В первые же дни по приезде в Петербург я зашел к доктору Иосифу Степановичу Добрянскому, выдававшему себя за племянника моего деда, следовательно, за моего двоюродного дядю. На самом деле он был только его однофамильцем и ни в каком родстве с ним, кажется, не состоял, хотя ему и удалось почти убедить в этом мою мать. Он был галичанином, кончил медицинский факультет в Вене, приехав в Россию, жил одно время в Одессе и в конце 8о-х годов переехал в Петербург. Высокого роста, элегантный, красивой наружности брюнет, с холеной круглой бородкой, он всегда одевался по последней моде, с особым, чисто венским привкусом. Ему было лет за сорок, и в Петербург он приехал с молодой женой - кажется, второй или третьей - крошечной хорошенькой брюнеткой-немкой, певицей, ни слова не говорившей по-русски и разучивавшей партию Татьяны в "Евгении Онегине".
Матушка перед отъездом из Измаила дала мне его адрес, взяв с меня слово, что я заеду к нему и к Ходобаю - сыну Юрия Юрьевича, бывшему уже обер-секретарем сената.
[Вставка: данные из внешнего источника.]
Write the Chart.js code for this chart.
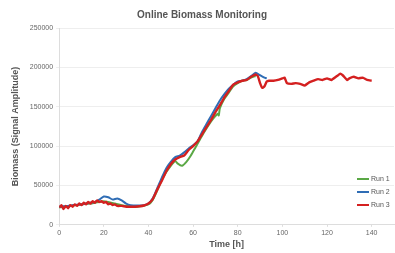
<!DOCTYPE html>
<html>
<head>
<meta charset="utf-8">
<script src="https://cdn.jsdelivr.net/npm/chart.js@4.4.1/dist/chart.umd.min.js"></script>
<style>
    html, body { margin: 0; padding: 0; background: #fff; }
    #wrap { position: relative; width: 395px; height: 253px; }
    #legend { position: absolute; left: 357px; top: 172px; font: 7px "Liberation Sans", Arial, sans-serif; color: #555; }
    #legend div { height: 13px; line-height: 13px; white-space: nowrap; }
    #legend span { display: inline-block; width: 12px; height: 2px; vertical-align: middle; margin-right: 2px; }
</style>
</head>
<body>
<div id="wrap">
    <canvas id="chart" width="395" height="253"></canvas>
    <div id="legend"></div>
</div>
<script>
// Run 1 (green)
const run1Time = [0, 2, 4, 6, 8, 10, 12, 14, 16, 18, 20, 22, 25, 28, 30, 35, 40, 42, 44, 46, 48, 50, 52, 53, 55, 57, 59, 61, 63, 65, 67, 69, 71, 71.5, 72, 74, 76, 78, 80, 82, 84, 86, 88];
const run1Values = [22000, 23000, 23500, 24500, 25000, 26000, 26500, 27000, 28000, 29000, 30000, 29000, 27000, 25000, 24000, 23000, 26000, 32000, 44000, 57000, 67000, 75000, 81000, 78000, 75000, 80000, 88000, 98000, 108000, 118000, 127000, 135000, 141000, 139000, 148000, 160000, 168000, 176000, 180000, 183000, 184000, 187000, 189000];

// Run 2 (blue)
const run2Time = [0, 2, 4, 6, 8, 10, 12, 14, 16, 18, 20, 22, 24, 26, 28, 30, 32, 35, 38, 40, 42, 44, 46, 48, 50, 52, 54, 56, 58, 60, 62, 64, 66, 68, 70, 72, 74, 76, 78, 80, 82, 84, 86, 88, 90, 92, 93];
const run2Values = [23000, 23500, 24000, 25000, 25500, 26000, 27000, 28000, 29000, 32000, 36000, 35000, 32000, 33500, 31000, 27000, 25000, 24500, 25000, 27000, 34000, 47000, 60000, 72000, 80000, 86000, 88000, 92000, 97000, 101000, 106000, 118000, 128000, 138000, 148000, 158000, 166000, 173000, 178000, 182000, 183000, 185000, 189000, 193000, 190000, 187000, 186000];

// Run 3 (red)
const run3Time = [0, 1, 2, 3, 4, 5, 6, 7, 8, 9, 10, 11, 12, 13, 14, 15, 16, 17, 18, 19, 20, 21, 22, 23, 24, 25, 26, 28, 30, 32, 34, 36, 38, 40, 42, 44, 46, 48, 50, 52, 54, 56, 58, 60, 62, 64, 66, 68, 70, 72, 74, 76, 78, 80, 82, 84, 86, 88, 89, 90, 91, 92, 93, 94, 96, 98, 100, 101, 102, 104, 106, 108, 110, 112, 114, 116, 118, 120, 122, 124, 126, 127, 128, 129, 130, 132, 134, 136, 138, 140];
const run3Values = [22000, 25000, 20000, 24000, 21000, 25000, 23000, 26000, 24000, 27000, 25000, 28000, 26000, 29000, 27000, 30000, 28000, 31000, 29000, 30000, 28000, 29000, 26000, 27000, 25000, 26000, 24000, 24000, 23000, 23000, 23000, 23500, 24500, 27000, 33000, 45000, 56000, 68000, 77000, 83000, 86000, 88000, 95000, 100000, 106000, 115000, 124000, 133000, 143000, 152000, 162000, 170000, 178000, 181000, 183000, 184000, 188000, 191000, 189000, 180000, 174000, 176000, 182000, 183000, 183000, 184000, 186000, 187000, 180000, 179000, 180000, 179000, 177000, 181000, 183000, 185000, 184000, 186000, 184000, 188000, 192000, 190000, 187000, 184000, 186000, 188000, 186000, 187000, 184000, 183000];

const seriesNames = ['Run 1', 'Run 2', 'Run 3'];
const seriesColors = ['#5aa845', '#2f6db5', '#d42020'];
const xTicksStep = 20;
const yTicksStep = 50000;

const toPoints = (ts, vs) => ts.map((t, i) => ({ x: t, y: vs[i] }));
const seriesData = [
    toPoints(run1Time, run1Values),
    toPoints(run2Time, run2Values),
    toPoints(run3Time, run3Values)
];

const font = '"Liberation Sans", Arial, sans-serif';

new Chart(document.getElementById('chart'), {
    type: 'line',
    data: {
        datasets: seriesNames.map((name, i) => ({
            label: name,
            data: seriesData[i],
            borderColor: seriesColors[i],
            borderWidth: i === 2 ? 2.4 : 2,
            pointRadius: 0,
            tension: i === 2 ? 0.1 : 0.2,
            order: 2 - i
        }))
    },
    options: {
        responsive: false,
        animation: false,
        layout: { padding: { left: 10, right: 1, top: 0, bottom: 3 } },
        plugins: {
            legend: { display: false },
            tooltip: { enabled: false },
            title: {
                display: true,
                text: 'Online Biomass Monitoring',
                color: '#555',
                font: { family: font, size: 10, weight: 'bold' },
                padding: { top: 9, bottom: 7 }
            }
        },
        scales: {
            x: {
                type: 'linear',
                min: 0,
                max: 150,
                grid: { drawOnChartArea: false, tickLength: 2, color: '#ddd' },
                border: { color: '#ddd' },
                ticks: { stepSize: xTicksStep, includeBounds: false, color: '#666', font: { family: font, size: 7 }, maxRotation: 0, padding: 2 },
                title: { display: true, text: 'Time [h]', color: '#555', font: { family: font, size: 9, weight: 'bold' }, padding: { top: 0, bottom: 0 } }
            },
            y: {
                min: 0,
                max: 250000,
                grid: { color: '#eee', tickLength: 3 },
                border: { color: '#ddd' },
                ticks: { stepSize: yTicksStep, color: '#666', font: { family: font, size: 7 }, padding: 3, callback: v => String(v) },
                title: { display: true, text: 'Biomass (Signal Amplitude)', color: '#555', font: { family: font, size: 9, weight: 'bold' }, padding: { top: 0, bottom: 6 } }
            }
        }
    }
});

const legend = document.getElementById('legend');
seriesNames.forEach((name, i) => {
    legend.innerHTML += `<div><span style="background:${seriesColors[i]}"></span>${name}</div>`;
});
</script>
</body>
</html>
К Ходобаю меня не тянуло, а к Добрянскому я решил зайти. Он принял меня, как "родного племянника", радушно и по-родственному сердечно; мы подружились и с ним, и с женой.
Здесь я встречал людей, вовсе не похожих на все мои новые петербургские знакомства: ни в университетских, ни в академических кружках, ни в среде юристов и литераторов, в которой я вращался, ни в Манежном переулке таких людей не было. Тут были все больше музыканты, музыкальные импресарио, какие-то дельцы зрелищных предприятий, музыкальные критики. Днем Добрянский принимал больных, почти исключительно женщин - он был гинеколог, - а маленькая, толстенькая Мука, как ее звали муж и все друзья, заливалась сольфеджио и ариями Татьяны, Маргариты и Африканки, не обращая внимания на больных, из которых, впрочем, половина была здорова и приходила только из обожания к душке-доктору.
Из нетеатральных деятелей и немузыкантов здесь бывали только домашний врач графа Строганова А.А.Вагнер и художник Эрнест Карлович фон Липгардт, впоследствии хранитель Эрмитажа, тогда еще молодой, красивый, черноусый дамский кавалер, писавший с Муки головки для нимф на плафонах, сказанных ему фон Дервизом. Воздыхатели красавицы рассказывали, что Липгардт писал с нее далеко не одни головки.
Центральной фигурой в этом доме, каждодневным посетителем был венгерец Юлий Цет (Юлий Иванович), импресарио и представитель интересов П.И.Чайковского, возивший его концертировать по всей Европе и с ним очень друживший. Огромного роста полный сорокалетний блондин, с небрежной прической, одутловатым бритым лицом и густыми свисавшими над верхней губой усами, он был добродушен, остроумен, находчив, беспечен и неизменно жизнерадостен. Будучи бескорыстен, он вечно нуждался в деньгах, отдавая другим все, что зарабатывал. Чайковского он обожал, считая, что его никто по-настоящему не понимает и что его оценят только после того, как его давно уже не будет в живых. Милый Цет был редчайшим типом импресарио, не нажившим ни копейки на своем концертанте и готовым отдать ему не только последнюю рубашку, но и свою жизнь.
Музыкальные издатели и критики приходили не столько к Добрянскому, сколько к Цету, которого в его номере, в гостинице, никогда нельзя было застать, ибо он дни и ночи проводил на Малой Итальянской, у Муки, у которой пользовался расположением.